Experience also plays an important role. Bathgate says: “Assessing political risk is like any other skill – over time you learn how data should be interpreted and how to read certain situations.” It is similar to assessing the behavioural biases of financial markets, he adds.

Banks agrees: “While it might be impossible to tell what will happen, managers need to assess the implications of different outcomes and the impact on their portfolio, being adaptive to markets.” Managers failed to do this at the time of the referendum. “The majority expected Remain to prevail,” he adds.

But assessing possible outcomes means doing more than carrying out stochastic analysis of a portfolio. Banks says: “The problem with this type of risk assessment is that it is usually based on historic data and cannot take account of a geopolitical event overriding all other factors.” While some managers have successfully incorporated this qualitative skill successfully into their investment process, it is a minority pursuit.

There are multiple reasons why an accurate assessment of political risk has been such a low priority for many managers.

The first is a practical one – for many decades political risk has not been an important factor for most developed market managers. A long period of political stability meant that many managers could rely on a fundamental assessment of macroeconomic and company data in order to produce outperformance – there was simply no need to develop this skill.

Recruitment policies among asset managers have also played a role. Bathgate says: “In the past, graduates would work as an apprentice to a fund manager for two to three years.” Graduates in history, law and psychology would be hired even though they had no financial market knowledge because they would learn it on the job.

“But graduate recruitment has now become a management science carried out by professional HR departments,” Bathgate says. Now economists, mathematicians and physicists are more likely to be hired.

“This places a great emphasis on individuals with highly rational and analytical brains while individuals with greater insight into human behaviour are less well represented,” Bathgate says.
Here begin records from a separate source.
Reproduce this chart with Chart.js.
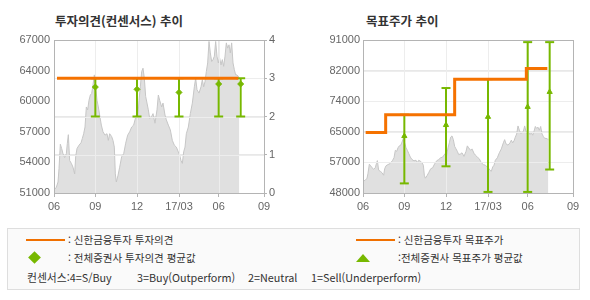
<!DOCTYPE html>
<html lang="ko">
<head>
<meta charset="utf-8">
<script src="https://cdn.jsdelivr.net/npm/chart.js@4.4.1/dist/chart.umd.min.js"></script>
<style>
  body { margin: 0; width: 590px; height: 300px; background: #fff; position: relative; overflow: hidden;
         font-family: "Noto Sans CJK KR", "Noto Sans", sans-serif; color: #333; }
  canvas { position: absolute; top: 0; }
  .title { position: absolute; top: 12px; font-size: 12.5px; font-weight: bold; line-height: 18px; color: #333; }
  #legend { position: absolute; left: 7px; top: 228px; width: 571px; height: 60px; border: 1px solid #dedede; background: #fafafa; }
  .lg { position: absolute; font-size: 10.5px; line-height: 14px; color: #333; white-space: pre; }
  .sw { position: absolute; height: 2px; width: 39px; background: #f07000; }
  .dia { position: absolute; width: 9px; height: 9px; background: #77b800; transform: rotate(45deg); }
  .tri { position: absolute; width: 0; height: 0; border-left: 7px solid transparent; border-right: 7px solid transparent; border-bottom: 8px solid #77b800; }
  .note { position: absolute; font-size: 10.8px; line-height: 14px; color: #333; white-space: pre; top: 270px; }
</style>
</head>
<body>
<div class="title" style="left:55px">투자의견(컨센서스) 추이</div>
<div class="title" style="left:366px">목표주가 추이</div>
<canvas id="opinion" width="300" height="225" style="left:0"></canvas>
<canvas id="target" width="290" height="225" style="left:300px"></canvas>

<div id="legend"></div>
<div class="sw" style="left:26px;top:239px"></div>
<div class="lg" style="left:68px;top:233px">: 신한금융투자 투자의견</div>
<div class="sw" style="left:356px;top:239px"></div>
<div class="lg" style="left:398px;top:233px">: 신한금융투자 목표주가</div>
<div class="dia" style="left:30px;top:253px"></div>
<div class="lg" style="left:68px;top:251px">: 전체증권사 투자의견 평균값</div>
<div class="tri" style="left:356px;top:254px"></div>
<div class="lg" style="left:398px;top:251px">:전체증권사 목표주가 평균값</div>
<div class="note" style="left:27px">컨센서스:4=S/Buy</div>
<div class="note" style="left:137px">3=Buy(Outperform)</div>
<div class="note" style="left:248px">2=Neutral</div>
<div class="note" style="left:311px">1=Sell(Underperform)</div>

<script>
// ── axes ────────────────────────────────────────────────────────────────
const xTickPos = [0, 62, 124.5, 187.5, 247, 315];
const xTickLabels = ["06", "09", "12", "17/03", "06", "09"];
const priceTicksL = ["67000", "64000", "60000", "57000", "54000", "51000"];
const priceTicksR = ["91000", "82000", "74000", "65000", "57000", "48000"];

// ── stock price (gray area) ─────────────────────────────────────────────
const priceX = [0, 3.5, 6, 7.5, 9.5, 11.5, 13.5, 16, 18.5, 20, 21.5, 23.5, 26, 28.5, 31, 32.5, 34.5, 37.5,
  40.5, 42.5, 44.5, 46.5, 48.5, 50.5, 52.5, 54.5, 56.5, 58.5, 60.5, 62.5, 64.5, 66.5, 68.5, 71, 73.5,
  76.5, 79.5, 81.5, 83.5, 86.5, 88.5, 90.5, 92, 93.5, 96, 98.5, 101.5, 104.5, 107.5, 110.5, 113.5,
  116.5, 119.5, 121.5, 123.5, 125.5, 127.5, 129.5, 131.5, 133.5, 135.5, 137.5, 139.5, 141.5, 143.5,
  146.5, 148.5, 151.5, 154.5, 156.5, 158.5, 161.5, 163.5, 166.5, 168.5, 171.5, 174.5, 177.5, 180.5,
  183.5, 186.5, 188.5, 190.5, 192.5, 194.5, 196.5, 198.5, 201.5, 204.5, 207.5, 210.5, 212.5, 214.5,
  217.5, 220.5, 222.5, 224.5, 226.5, 228.5, 230.5, 232.5, 234.5, 236.5, 238.5, 240.5, 242.5, 244.5,
  246.5, 248.5, 250.5, 252.5, 254.5, 256.5, 258.5, 260.5, 262.5, 264.5, 266.5, 268.5, 270.5, 272.5,
  274.5, 276.5, 278];
const priceY = [51300, 51600, 52150, 53550, 56100, 55650, 55100, 54700, 55100, 56200, 57100, 54400, 54100,
  53700, 53000, 54800, 55650, 56000, 56250, 56700, 57200, 57900, 60000, 59700, 60700, 61250, 61400,
  62300, 63350, 62100, 60700, 60000, 59150, 58100, 57400, 57050, 57200, 56500, 57200, 56900, 56500,
  55800, 53000, 52150, 52850, 53700, 54800, 55100, 56200, 57050, 57400, 57900, 58100, 58650, 59150,
  58650, 60700, 62100, 63700, 64050, 63000, 61100, 60400, 59700, 58800, 59000, 59300, 58300, 59700,
  61250, 60700, 60000, 60400, 59150, 58650, 58100, 57600, 56500, 56000, 55800, 55300, 54950, 54400,
  54100, 55300, 55800, 57200, 57900, 59300, 60400, 62100, 63000, 61800, 61450, 62100, 62850, 62100,
  62650, 63700, 64600, 66850, 65650, 64750, 64950, 65300, 66850, 65300, 64600, 65100, 64400, 64950,
  64250, 65300, 66700, 66150, 66500, 65650, 66700, 64600, 63900, 63350, 63350, 63200, 63000];

// ── 투자의견 (left chart) ────────────────────────────────────────────────
const opinionX = [4.5, 276.5];
const opinionY = [3, 3];
const consX = [62, 124.5, 187.5, 247, 280];
const consLo = [2, 2, 2, 2, 2];
const consHi = [3, 3, 3, 3, 3];
const consAvg = [2.77, 2.71, 2.63, 2.85, 2.85];

// ── 목표주가 (right chart) ───────────────────────────────────────────────
const targetX = [4, 34, 137.5, 245, 276.5];
const targetY = [65000, 70000, 80000, 83000, 83000];
const tpX = [62, 124.5, 187.5, 247, 280];
const tpLo = [50700, 55500, 48300, 48300, 54600];
const tpHi = [70000, 77500, 80000, 90400, 90400];
const tpAvg = [64000, 67100, 69400, 72200, 76400];

const ORANGE = "#f57200", GREEN = "#77b800", GRID = "#e8e8e8", FRAME = "#b4b4b4";
const tickFont = { family: "'Liberation Sans', Arial, sans-serif", size: 11 };
const pts = (xs, ys) => xs.map((x, i) => ({ x, y: ys[i] }));

// frame round the plot area
const framePlugin = {
  id: "frame",
  afterDraw(chart) {
    const { ctx, chartArea: a } = chart;
    ctx.save();
    ctx.strokeStyle = FRAME; ctx.lineWidth = 1;
    ctx.strokeRect(Math.round(a.left) + 0.5, Math.round(a.top) + 0.5, Math.round(a.right - a.left), Math.round(a.bottom - a.top));
    ctx.restore();
  },
};

// grid lines show through the price area, so redraw them right after it
const gridOverFill = {
  id: "gridOverFill",
  afterDatasetDraw(chart, args, opts) {
    if (chart.data.datasets[args.index].label !== "price") return;
    const { ctx, chartArea: a } = chart;
    const xs = chart.scales.x, ys = chart.scales[opts.axis];
    ctx.save();
    ctx.strokeStyle = "#ededed"; ctx.lineWidth = 1;
    ctx.beginPath();
    xs.ticks.forEach((t, i) => {
      const px = Math.round(xs.getPixelForTick(i)) + 0.5;
      ctx.moveTo(px, a.top); ctx.lineTo(px, a.bottom);
    });
    ys.ticks.forEach((t, i) => {
      const py = Math.round(ys.getPixelForTick(i)) + 0.5;
      ctx.moveTo(a.left, py); ctx.lineTo(a.right, py);
    });
    ctx.stroke();
    ctx.restore();
  },
};

function xScale() {
  return {
    type: "linear", min: 0, max: 315, offset: false,
    afterBuildTicks: (s) => { s.ticks = xTickPos.map((v) => ({ value: v })); },
    afterFit: (s) => { s.height = 32; },
    ticks: { autoSkip: false, maxRotation: 0, color: "#666", font: tickFont, padding: 3,
      callback: (v, i) => xTickLabels[i] },
    grid: { color: GRID, tickColor: FRAME, tickLength: 4, offset: false },
    border: { display: false },
  };
}

function rangeSets(xs, lo, hi, avg, yAxisID, markerStyle) {
  const bars = xs.map((x, i) => ({
    type: "line", yAxisID, data: [{ x, y: lo[i] }, { x, y: hi[i] }],
    borderColor: GREEN, borderWidth: 2, pointRadius: 0,
  }));
  const cap = (ys) => ({ type: "line", yAxisID, data: pts(xs, ys), showLine: false,
    pointStyle: "line", pointRadius: 4.5, borderColor: GREEN, borderWidth: 2 });
  const marks = { type: "line", yAxisID, data: pts(xs, avg), showLine: false,
    pointStyle: markerStyle, pointRadius: 3, backgroundColor: GREEN, borderColor: GREEN, borderWidth: 1 };
  return [marks, cap(hi), cap(lo), ...bars];
}

function priceSet(yAxisID) {
  return { label: "price", type: "line", yAxisID, data: pts(priceX, priceY),
    fill: "start", backgroundColor: "#e0e0e0", borderColor: "#c6c6c6", borderWidth: 1,
    pointRadius: 0, tension: 0 };
}

const common = {
  responsive: false, animation: false, events: [],
  plugins: { legend: { display: false }, tooltip: { enabled: false } },
};

// left: 투자의견(컨센서스) 추이
new Chart(document.getElementById("opinion"), {
  type: "line",
  data: { datasets: [
    { type: "line", yAxisID: "yO", data: pts(opinionX, opinionY), borderColor: ORANGE, borderWidth: 3, pointRadius: 0 },
    ...rangeSets(consX, consLo, consHi, consAvg, "yO", "rectRot"),
    priceSet("yP"),
  ] },
  options: {
    ...common,
    layout: { padding: { top: 40, right: 0, left: 0, bottom: 0 } },
    plugins: { ...common.plugins, gridOverFill: { axis: "yO" } },
    scales: {
      x: xScale(),
      yP: { position: "left", min: 51000, max: 67000,
        afterFit: (s) => { s.width = 54; },
        ticks: { stepSize: 3200, color: "#666", font: tickFont, padding: 4,
          callback: (v, i) => priceTicksL[priceTicksL.length - 1 - i] },
        grid: { display: false, drawTicks: false }, border: { display: false } },
      yO: { position: "right", min: 0, max: 4,
        afterFit: (s) => { s.width = 36; },
        ticks: { stepSize: 1, color: "#666", font: tickFont, padding: 2 },
        grid: { color: GRID, tickColor: FRAME, tickLength: 3 }, border: { display: false } },
    },
  },
  plugins: [gridOverFill, framePlugin],
});

// right: 목표주가 추이
new Chart(document.getElementById("target"), {
  type: "line",
  data: { datasets: [
    { type: "line", yAxisID: "y", data: pts(targetX, targetY), stepped: "before", borderColor: ORANGE, borderWidth: 3, pointRadius: 0 },
    ...rangeSets(tpX, tpLo, tpHi, tpAvg, "y", "triangle"),
    priceSet("y"),
  ] },
  options: {
    ...common,
    layout: { padding: { top: 40, right: 17, left: 0, bottom: 0 } },
    plugins: { ...common.plugins, gridOverFill: { axis: "y" } },
    scales: {
      x: xScale(),
      y: { position: "left", min: 48000, max: 91000,
        afterFit: (s) => { s.width = 63; },
        ticks: { stepSize: 8600, color: "#666", font: tickFont, padding: 3,
          callback: (v, i) => priceTicksR[priceTicksR.length - 1 - i] },
        grid: { color: GRID, drawTicks: false }, border: { display: false } },
    },
  },
  plugins: [gridOverFill, framePlugin],
});
</script>
</body>
</html>
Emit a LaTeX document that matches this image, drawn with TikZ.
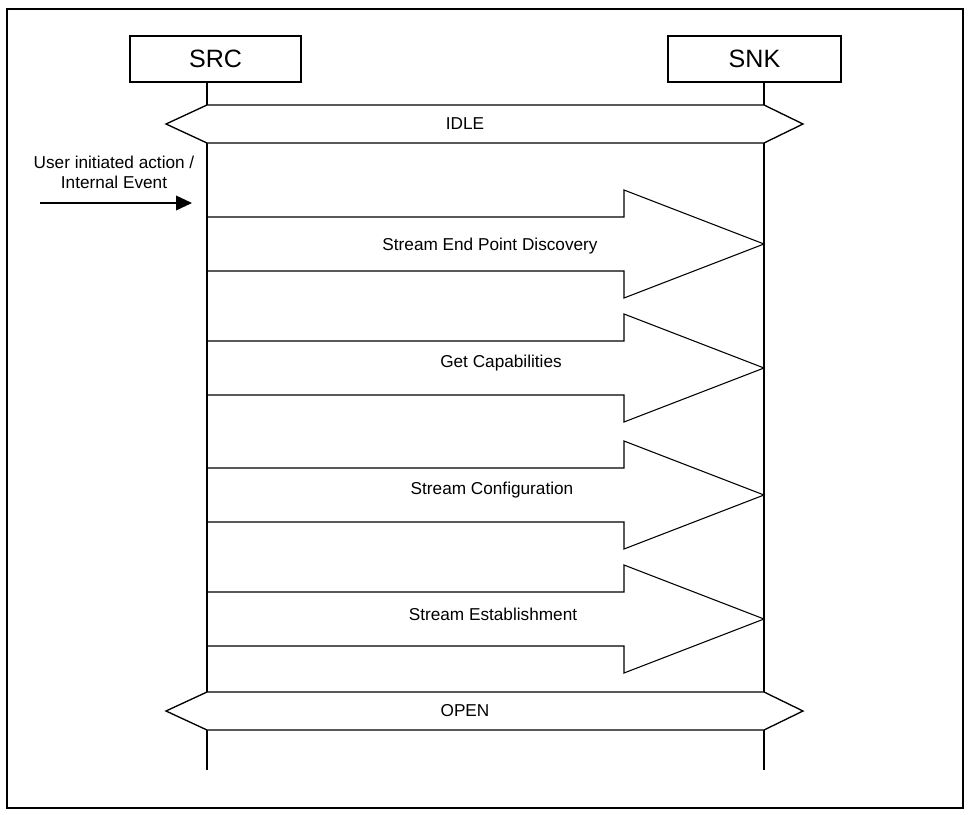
\documentclass[tikz,border=0pt]{standalone}
\usepackage{fontspec}
\setmainfont{Liberation Sans}
\usetikzlibrary{positioning, arrows.meta}

\begin{document}
\begin{tikzpicture}[x=0.75pt, y=-0.75pt,
        entity/.style = {draw, line width=1.4pt, inner sep=0pt,
                        minimum height=34.5pt, font=\fontsize{18.8}{20}\selectfont},
        life/.style = {line width=1.4pt},
        msg/.style = {draw, fill=white, line width=0.8pt, line join=miter},
        lbl/.style = {font=\fontsize{12.9}{15}\selectfont, inner sep=0pt, align=center}]
        \useasboundingbox (0,0) rectangle (971,814);
        \draw[line width=1.5pt] (7,9) rectangle (963,808);

        % entities
        \node[entity, minimum width=128.25pt] (src) at (215.5,59) {SRC};
        \node[entity, minimum width=129.75pt] (snk) at (754.5,59) {SNK};

        % lifelines
        \coordinate (srctop) at (207,82);
        \coordinate (srcend) at (207,770);
        \coordinate (snktop) at (764,82);
        \coordinate (snkend) at (764,770);
        \draw[life] (srctop) -- (srcend);
        \draw[life] (snktop) -- (snkend);

        % procedures
        \foreach \y/\lx/\ly/\txt [count=\i] in {244/490/246/Stream End Point Discovery,
                368/501/363/Get Capabilities,
                495/492/490/Stream Configuration,
                619/493/614/Stream Establishment} {
            \draw[msg] (207,\y-27) -- (624,\y-27) -- (624,\y-54) -- (764,\y)
                -- (624,\y+54) -- (624,\y+27) -- (207,\y+27);
            \node[lbl] (proc\i) at (\lx,\ly) {\txt};
        }
        \draw[life] (srctop) -- (srcend);

        % states
        \foreach \y/\txt in {124/IDLE, 711/OPEN} {
            \draw[msg, line width=1pt] (166,\y) -- (207,\y-19) -- (764,\y-19)
                -- (803,\y) -- (764,\y+19) -- (207,\y+19) -- cycle;
            \node[lbl] (\txt) at (465,\y) {\txt};
        }

        % trigger
        \node[lbl] (event) at (114,172) {User initiated action /\\Internal Event};
        \coordinate (evstart) at (40,203);
        \coordinate (evend) at (192,203);
        \draw[line width=1.2pt, -{Triangle[length=12pt, width=11pt]}] (evstart) -- (evend);
    \end{tikzpicture}
\end{document}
It’s likely that the underrepresentation of women in the asset management industry also plays a role. Bathgate says: “One area of the asset management industry where there are many successful women is among fund allocators.”

The job of a fund allocator is to meet with a huge number of different individuals and determine which team will most likely outperform. “In other words, a fund allocator needs to be able to read people well and accurately assess their skills and personality,” Bathgate says.

A greater diversity of personality traits might also be important along with graduate and gender diversity.

“For a fund manager to be successful, they need to have a particular view of the world and the conviction to stick to this opinion,” Banks says. Without this character trait, fund managers would not be able to stick to their positions for long enough to be proved correct.

Yet the more successful forecasters are those who have a flexible world view and will change their mind when new data is presented, says Banks. “This is a completely different view of the world to most active managers.”

If an asset manager wants to get better at analysing political risk, they need to attack the problem from multiple angles. Bathgate says: “The first step would be to make this priority and assign sufficient resources both from a budgetary and human resources perspective.”

Many managers may have no choice but to start devoting greater resources to political analysis over both the short to medium term.

The Trump presidency looks increasingly unstable and the outlook for Brexit remains uncertain. Over the longer term, populism in Europe is in remission rather than facing extinction. And emerging market managers would do well to improve their ability at country selection.